- **Requirement**: Collect all the lines that mention the word "React".

- **Data section**:
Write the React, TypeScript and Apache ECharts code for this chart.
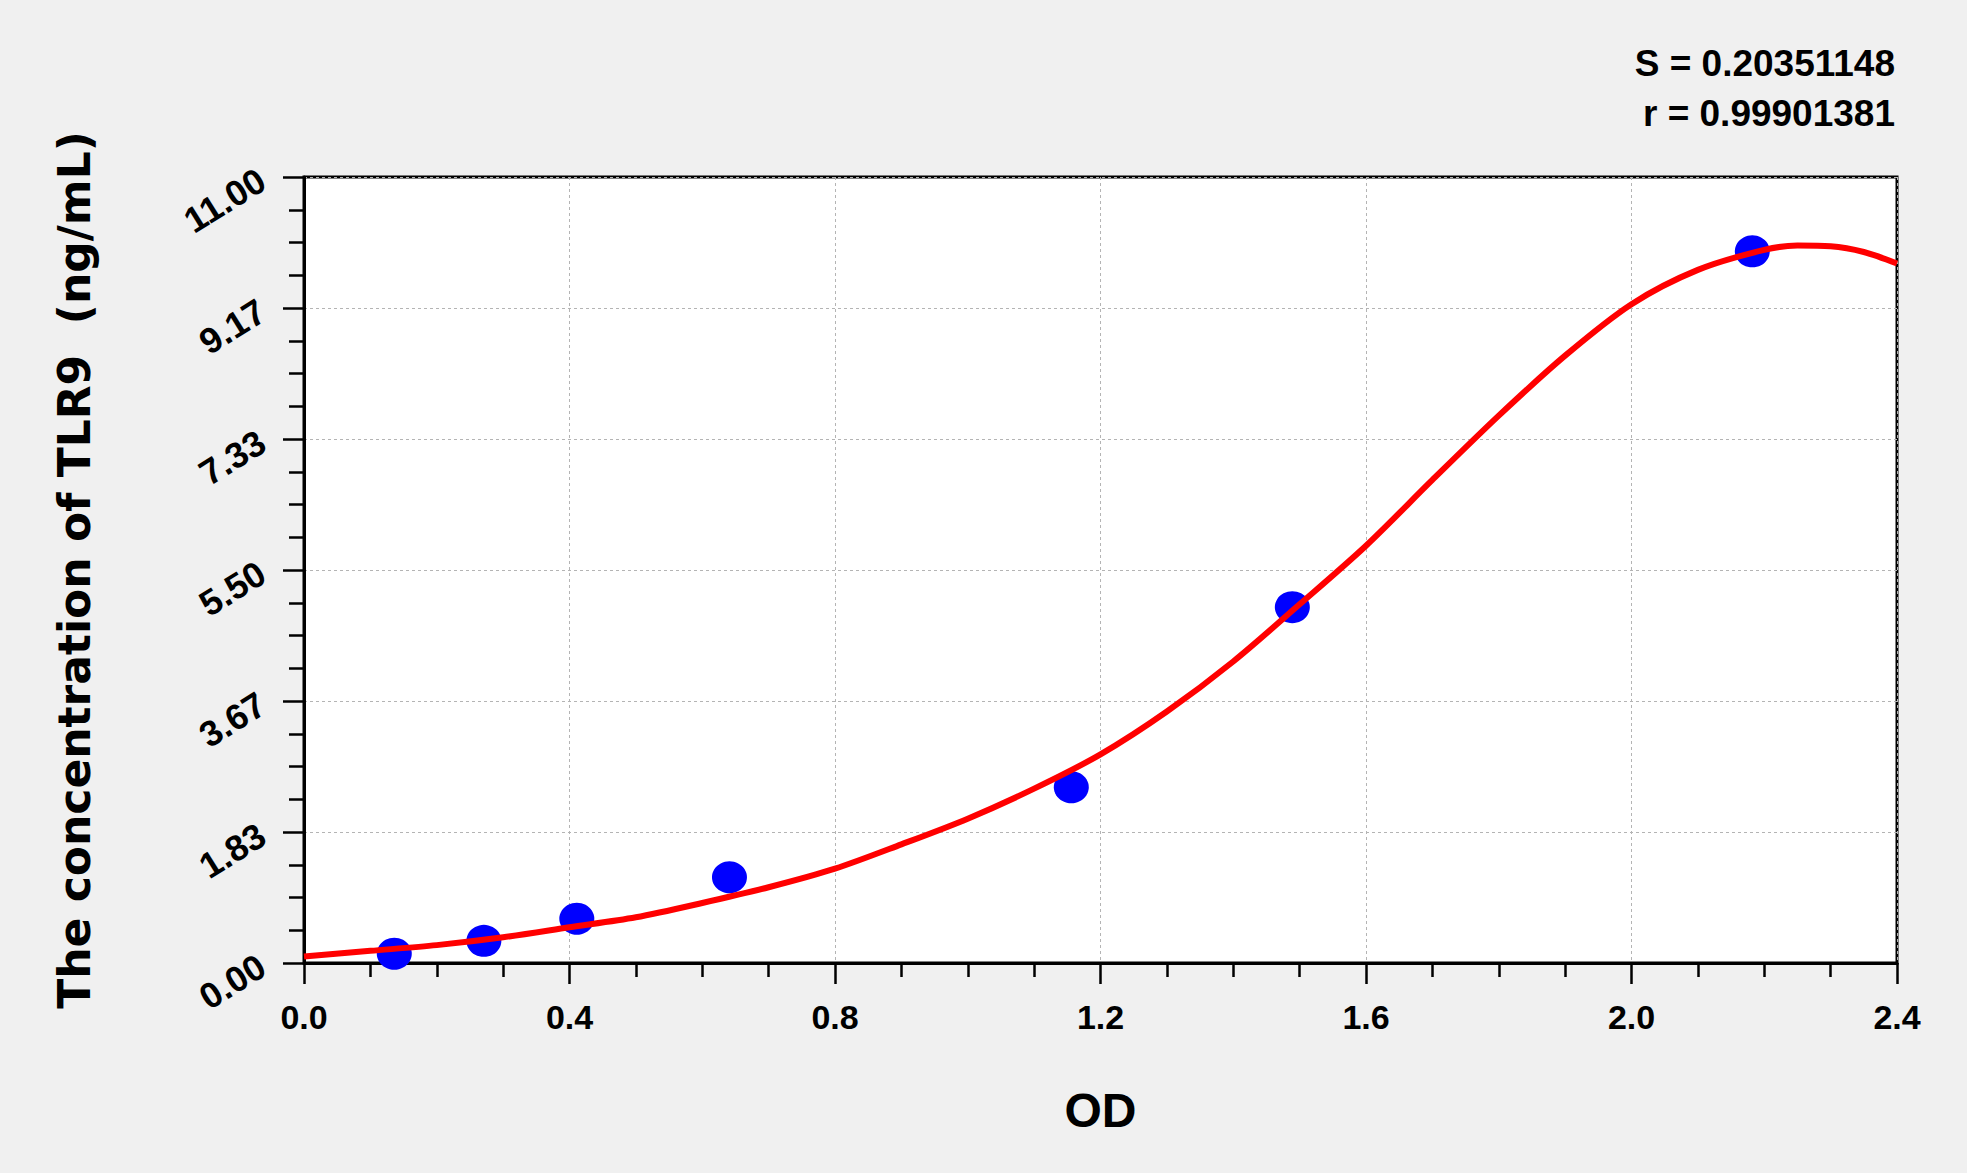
import React, { useEffect, useRef } from "react";
import * as echarts from "echarts";

// standard points (OD, concentration)
const stdOD = [0.136, 0.271, 0.411, 0.641, 1.156, 1.489, 2.182];
const stdConc = [0.13, 0.31, 0.62, 1.2, 2.46, 4.98, 9.96];

// fitted curve
const curveOD = [
  0, 0.1, 0.2, 0.3, 0.4, 0.5, 0.6, 0.7, 0.8, 0.9, 1.0, 1.1, 1.2, 1.3, 1.4,
  1.5, 1.6, 1.7, 1.8, 1.9, 2.0, 2.1, 2.2, 2.25, 2.3, 2.35, 2.4,
];
const curveConc = [
  0.09, 0.17, 0.25, 0.36, 0.5, 0.64, 0.84, 1.06, 1.32, 1.66, 2.02, 2.44, 2.92,
  3.52, 4.22, 5.02, 5.84, 6.76, 7.66, 8.5, 9.22, 9.7, 9.98, 10.04, 10.03, 9.95,
  9.79,
];

const xMax = 2.4;
const xStep = 0.4;
const yMax = 11;
const yStep = 11 / 6;

const statLines = ["S = 0.20351148", "r = 0.99901381"];
const xName = "OD";
const yName = "The concentration of TLR9  (ng/mL)";

const App: React.FC = () => {
  const chartRef = useRef<HTMLDivElement>(null);

  useEffect(() => {
    if (!chartRef.current) return;
    const chart = echarts.init(chartRef.current, undefined, { renderer: "svg" });

    const labelFont = {
      fontFamily: "Liberation Sans, Arial, sans-serif",
      fontWeight: "bold" as const,
      color: "#000",
    };

    const option: echarts.EChartsOption = {
      animation: false,
      backgroundColor: "#f0f0f0",
      grid: {
        left: 304,
        top: 177,
        right: 70,
        bottom: 210,
        show: true,
        backgroundColor: "#ffffff",
        borderColor: "#000",
        borderWidth: 3,
      },
      xAxis: {
        type: "value",
        min: 0,
        max: xMax,
        interval: xStep,
        name: xName,
        nameLocation: "middle",
        nameGap: 123,
        nameTextStyle: { ...labelFont, fontSize: 48 },
        axisLine: { show: true, lineStyle: { color: "#000", width: 3 } },
        axisTick: { show: true, length: 21, lineStyle: { color: "#000", width: 2.5 } },
        minorTick: { show: true, splitNumber: 4, length: 14, lineStyle: { color: "#000", width: 2.5 } },
        axisLabel: {
          ...labelFont,
          fontSize: 34,
          margin: 37,
          formatter: (v: number) => v.toFixed(1),
        },
        splitLine: { show: true, lineStyle: { color: "#b4b4b4", width: 1, type: [3, 3] } },
      },
      yAxis: {
        type: "value",
        min: 0,
        max: yMax,
        interval: yStep,
        name: yName,
        nameLocation: "middle",
        nameRotate: 90,
        nameGap: 208,
        nameTextStyle: {
          fontFamily: "DejaVu Sans, Verdana, sans-serif",
          fontWeight: "bold",
          fontSize: 44,
          color: "#000",
        },
        axisLine: { show: true, lineStyle: { color: "#000", width: 3 } },
        axisTick: { show: true, length: 21, lineStyle: { color: "#000", width: 2.5 } },
        minorTick: { show: true, splitNumber: 4, length: 15, lineStyle: { color: "#000", width: 2.5 } },
        axisLabel: {
          ...labelFont,
          fontSize: 36,
          margin: 42,
          rotate: 32,
          formatter: (v: number) => v.toFixed(2),
        },
        splitLine: { show: true, lineStyle: { color: "#b4b4b4", width: 1, type: [3, 3] } },
      },
      graphic: statLines.map((t, i) => ({
        type: "text",
        x: 1895,
        y: 63 + i * 50,
        style: {
          text: t,
          ...labelFont,
          fill: "#000",
          fontSize: 37,
          align: "right",
          verticalAlign: "middle",
        },
      })),
      series: [
        {
          name: "standards",
          type: "scatter",
          data: stdOD.map((x, i) => [x, stdConc[i]]),
          symbol: "circle",
          symbolSize: [35, 32],
          itemStyle: { color: "#0000ff", opacity: 1 },
          z: 2,
        },
        {
          name: "fit",
          type: "line",
          data: curveOD.map((x, i) => [x, curveConc[i]]),
          showSymbol: false,
          smooth: 0.3,
          lineStyle: { color: "#ff0000", width: 6 },
          z: 3,
        },
      ],
    };

    chart.setOption(option);
    return () => {
      chart.dispose();
    };
  }, []);

  return (
    <div
      ref={chartRef}
      style={{ position: "absolute", left: 0, top: 0, width: 1967, height: 1173 }}
    />
  );
};

export default App;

- **Reply**:
Write the React, TypeScript and Apache ECharts code for this chart.
import React, { useEffect, useRef } from "react";
const App: React.FC = () => {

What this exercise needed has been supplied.